Teaching and Learning

  1. Language learning advances during middle childhood, including expansion of vocabulary and understanding of metaphors.

  2. Children excel at pragmatics, using one code with their friends and another in school. Many children become fluent in the school language while speaking another language at home.

  3. Nations and experts agree that education is critical in middle childhood. Almost all the world’s children now attend primary school. Schools differ in what and how they teach, especially with regard to the hidden curriculum.

  4. International assessments are useful as comparisons. Reading is assessed with the PIRLS, math and science with the TIMSS. On both measures, children in East Asia and Finland excel and children in the United States are in the middle.

  5. In the United States, the No Child Left Behind Act and the National Assessment of Educational Progress attempt to improve education, with mixed success. The Common Core is a controversial attempt to raise national standards and improve accountability.

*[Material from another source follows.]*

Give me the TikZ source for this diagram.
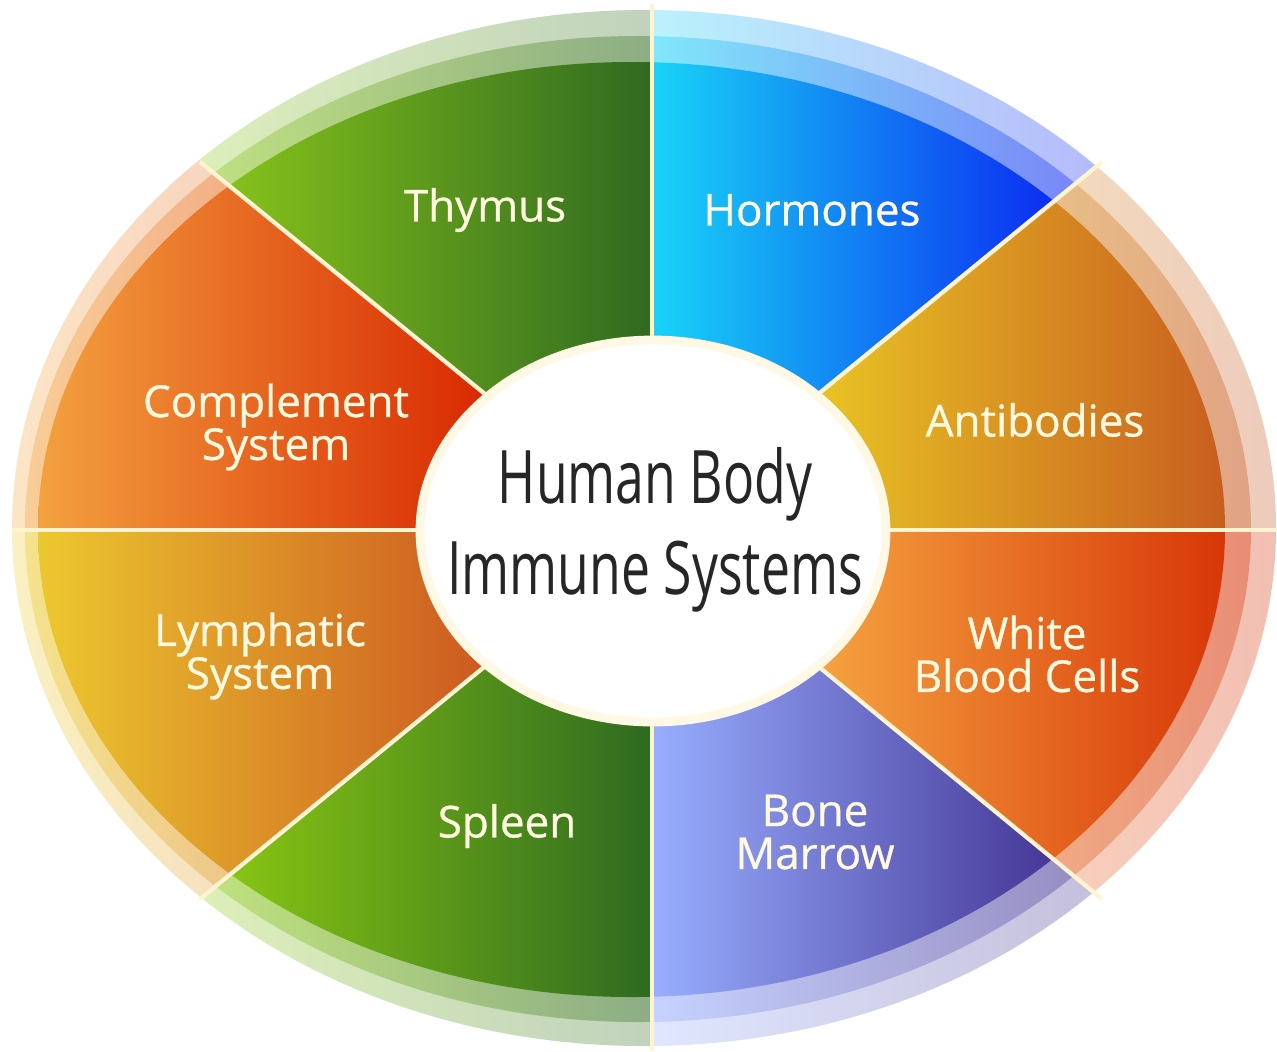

  6. Unlike almost all other countries, in the United States each state, each district, and sometimes each school retain significant control. Education is a political issue as much or more than a developmental one.

  7. Disagreements about the best type of school are frequent. Some parents choose charter schools, others prefer private schools, and still others opt for home schooling. Judging quality is difficult: Parents value class size and homework more than do many educators.

Developmental Psychopathology

  1. IQ tests are designed to quantify intellectual aptitude, usually via tests of language and logic. Critics contend that traditional IQ tests assess too narrowly because people have multiple types of intelligence.

  2. Achievement tests measure accomplishment, often in specific academic areas. Aptitude and achievement are correlated, both for individuals and for nations.

  3. Developmental psychopathology uses knowledge of normal development to inform the study of unusual development. Four lessons have emerged: Abnormality is normal; disability changes over time; a condition may get better or worse; diagnosis depends on context.

  4. Children with attention-deficit/hyperactivity disorder (ADHD) are often inattentive, impulsive, and/or overactive. Stimulant medication often helps children with ADHD to learn, but any drug used by children must be carefully monitored.

  5. Children diagnosed with specific learning disorders have unusual difficulty in mastering specific skills. The most common disorders that impair achievement in middle childhood are dyslexia (unusual difficulty with reading) and dyscalculia (unusual difficulty with math).

  6. Children with autism spectrum disorder typically struggle with social interactions and language. They often exhibit restricted, repetitive patterns of behavior, interests, and activities. Many causes are hypothesized, and treatments are diverse: All are controversial and none is certain to help.

  7. About 13 percent of all U.S. school-age children receive special education services, usually in the regular classroom.

  8. Some children are unusually intelligent, talented, or creative, and states and nations provide special education for them. Specifics of that education vary and are controversial.